Unlimited in Brighton

The Doorways Project by Bekki Perriman
The entrace to the Brighton Dome, with large Black & White flags outside that read 'Brighton Festival'

Brighton Dome

Our Programme Coordinator Sara, based at Shape – one of the co-delivery partners on Unlimited, heads to Brighton to check out the Unlimited-supported work in the Brighton Festival.

Following our recent blog on Brighton Festival, I went down to sunny Brighton to have a look at what this year’s festival has to offer, swinging by the Brighton Dome to check in on the Unlimited Films and seeing if I could find Bekki Perriman’s Unlimited commission The Doorways Project installed and hidden around the city centre.
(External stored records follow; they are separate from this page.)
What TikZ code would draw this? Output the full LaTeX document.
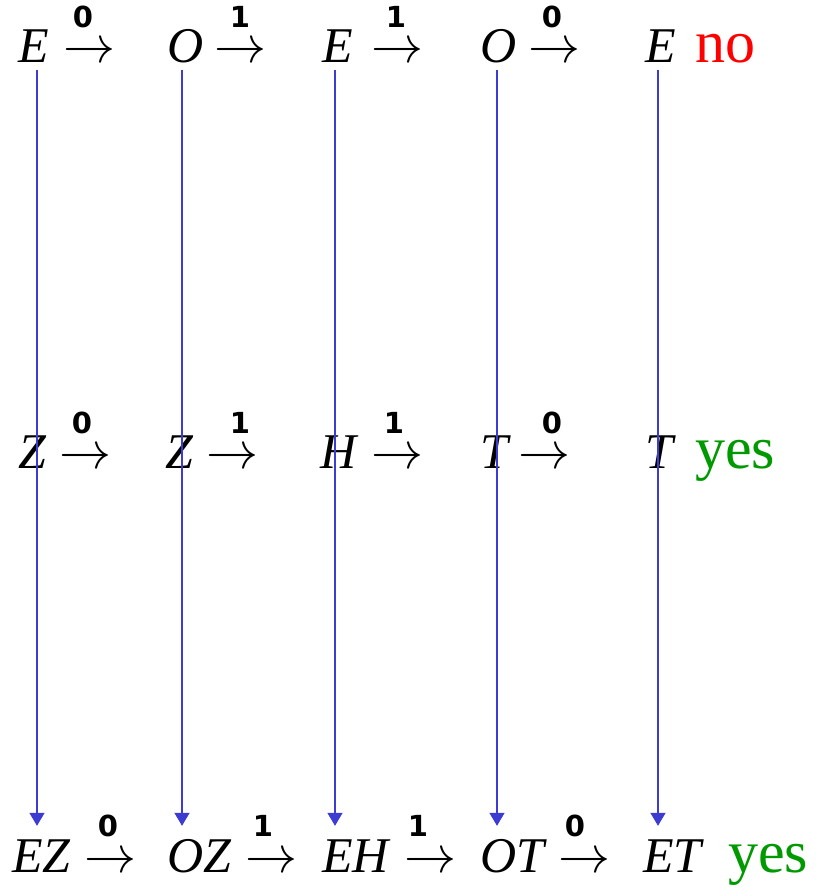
\documentclass[tikz,border=0pt]{standalone}
\usepackage{fontspec}
\setmainfont{Liberation Serif}
\newfontfamily\labfont{DejaVu Sans Bold}
\usetikzlibrary{arrows.meta,calc}
\definecolor{vblue}{RGB}{60,60,210}
\definecolor{yesgreen}{RGB}{0,153,0}
\definecolor{nored}{RGB}{255,0,0}
\newcommand{\bigarr}{\scalebox{5.2}{$\rightarrow$}}
\begin{document}
\begin{tikzpicture}[x=1pt,y=1pt,
  sym/.style={inner sep=0pt,anchor=base west,text height=34pt,text depth=0pt,font=\fontsize{50}{60}\selectfont\itshape},
  arr/.style={inner sep=0pt,anchor=base west},
  lab/.style={inner sep=0pt,anchor=base,font=\fontsize{29}{32}\selectfont\labfont},
  verdict/.style={inner sep=0pt,anchor=base west,font=\fontsize{60}{70}\selectfont},
  vline/.style={draw=vblue,line width=1.5pt,-{Triangle[width=15pt,length=13pt]},shorten <=8pt,shorten >=12pt}]
\useasboundingbox (0,0) rectangle (820,-887);
% column x positions for the vertical connectors
\coordinate (c1) at (37,0);
\coordinate (c2) at (182,0);
\coordinate (c3) at (335,0);
\coordinate (c4) at (497,0);
\coordinate (c5) at (658,0);
% Row 1
\node[sym] (a1) at (18,-62) {E};
\node[arr] (ar11) at (63,-62) {\bigarr};
\node[lab] (l11) at (83,-27) {0};
\node[sym] (a2) at (167,-62) {O};
\node[arr] (ar12) at (214,-62) {\bigarr};
\node[lab] (l12) at (240,-27) {1};
\node[sym] (a3) at (322,-62) {E};
\node[arr] (ar13) at (371,-62) {\bigarr};
\node[lab] (l13) at (396,-27) {1};
\node[sym] (a4) at (480,-62) {O};
\node[arr] (ar14) at (528,-62) {\bigarr};
\node[lab] (l14) at (552,-27) {0};
\node[sym] (a5) at (645,-62) {E};
\node[verdict,text=nored] (v1) at (695,-62) {no};
% Row 2
\node[sym] (b1) at (18,-468) {Z};
\node[arr] (ar21) at (59,-468) {\bigarr};
\node[lab] (l21) at (82,-433) {0};
\node[sym] (b2) at (165,-468) {Z};
\node[arr] (ar22) at (206,-468) {\bigarr};
\node[lab] (l22) at (240,-433) {1};
\node[sym] (b3) at (320,-468) {H};
\node[arr] (ar23) at (371,-468) {\bigarr};
\node[lab] (l23) at (394,-433) {1};
\node[sym] (b4) at (480,-468) {T};
\node[arr] (ar24) at (518,-468) {\bigarr};
\node[lab] (l24) at (552,-433) {0};
\node[sym] (b5) at (645,-468) {T};
\node[verdict,text=yesgreen] (v2) at (695,-468) {yes};
% Row 3
\node[sym] (d1) at (12,-872) {EZ};
\node[arr] (ar31) at (84,-872) {\bigarr};
\node[lab] (l31) at (108,-836) {0};
\node[sym] (d2) at (167,-872) {OZ};
\node[arr] (ar32) at (245,-872) {\bigarr};
\node[lab] (l32) at (263,-836) {1};
\node[sym] (d3) at (322,-872) {EH};
\node[arr] (ar33) at (404,-872) {\bigarr};
\node[lab] (l33) at (418,-836) {1};
\node[sym] (d4) at (480,-872) {OT};
\node[arr] (ar34) at (558,-872) {\bigarr};
\node[lab] (l34) at (575,-836) {0};
\node[sym] (d5) at (643,-872) {ET};
\node[verdict,text=yesgreen] (v3) at (728,-872) {yes};
% vertical connectors
\draw[vline] (c1 |- a1.south) -- (c1 |- d1.north);
\draw[vline] (c2 |- a2.south) -- (c2 |- d2.north);
\draw[vline] (c3 |- a3.south) -- (c3 |- d3.north);
\draw[vline] (c4 |- a4.south) -- (c4 |- d4.north);
\draw[vline] (c5 |- a5.south) -- (c5 |- d5.north);
\end{tikzpicture}
\end{document}
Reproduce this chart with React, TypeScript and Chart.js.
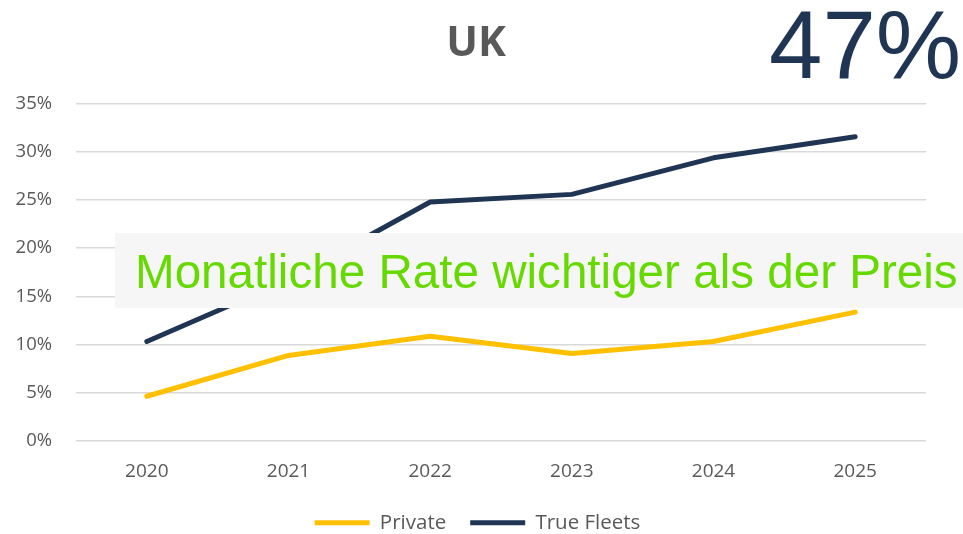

My first stop in Brighton was Brighton Dome who have partnered with Unlimited to showcase three films, by Unlimited artists, in their café bar area. This busy hub is a surprising and unexpected exhibition space, but the presentation of the films is striking enough to notice when you enter the café, or while queuing for a drink or snack!

Screens displaying films by Unlimited Supported Artists.

Screens displaying films by Unlimited Supported Artists.

I was really pleased to see so many visitors stopping to spend time with each piece – laughing along with Sheila Hill’s “Him”, reflecting on Richard Butchin’s “213 Things about me”, or quietly taking in Craig Simpson’s “It’s Like…” .

Some visitors engaging with the Unlimited films.

Some visitors engaging with the Unlimited films.

After enjoying the films (and café), I decided to venture out into the city, on a sort of art-treasure-hunt, to find Bekki Perriman’s The Doorways Project installations, picking up one of the maps available from Brighton Dome to help visitors locate and engage with the project.

An illustrated map of 'The Doorways project'

Map Illustrated by Dawn Elizabeth

Each site for the Doorways Project has a speaker streaming a recorded monologue, extracted from conversations that the artist had with local homeless people. Situated in doorways, underneath cover, roofs, or shelter, the locations invite us to engage intimately with the experience of homelessness through these first-hand experiences. A transcript is located at each site, to ensure the work is accessible for any hearing impaired visitors, but it also serves well for those who want to spend a bit more time at each location in order to read and reflect, as I did.

Finding each of the locations became quite a challenge for me as the map directs visitors to the correct street and building, but finding the actual artwork – the speaker and transcript – was trickier.

It’s an unnerving experience to find yourself on the street, searching for the work in doorways and shelters, and thinking to yourself “What nearby looks like a good shelter? Where would I sleep?”

Hearing the personal accounts from these people first-hand, in a familiar and perhaps overlooked environment, becomes a unique and harrowing experience. I personally found Jessica’s monologue to be an especially emotional account: hers is situated outside the Brighton Sanctuary Housing Association, on the corner of a busy and unassuming side street which leads to a car park. On the opposite side of the street are two cafes, trendy and full of young people drinking coffees and nibbling cakes; the dichotomy of listening to a heart-wrenching and very real story of hardship and distress while others are indulging and enjoying themselves within earshot subtly epitomised the whole of this work for me.

An image of a covered doorway, with a white pillar

Jessica’s site within the Doorways Project

“I think choice is the wrong word. I think when people say you make a choice to be homeless I think it is really dangerous because I don’t think anyone chooses to be homeless. I think they end up homeless and then once they’re on the streets, it’s not a choice to stay there, because a choice is giving the impression you can do something about it if you want to. When you are battered down, you start to believe what is around you. You start to believe that you are worthless, you are dirty and this is the only place you belong and you start to believe you don’t really have a future and you lose any sense of hope. It’s not that easy to make a decision that this isn’t going to be my life anymore, like, where do you start? I couldn’t turn to any authorities and say “ok, I want to get off the streets, help me” because they were like, “you are fine, you are ok, you are surviving.”

Jessica’s story, along with four others, is one that visitors like myself won’t soon forget.

tweet that reads 'Doorways Project @Brightfest. Heard the one at the dome. Will seek out others. Moving. #RapidReview

The Brighton Festival is only on until 29th May – don’t miss the chance to experience this brilliant work during such a vibrant festival.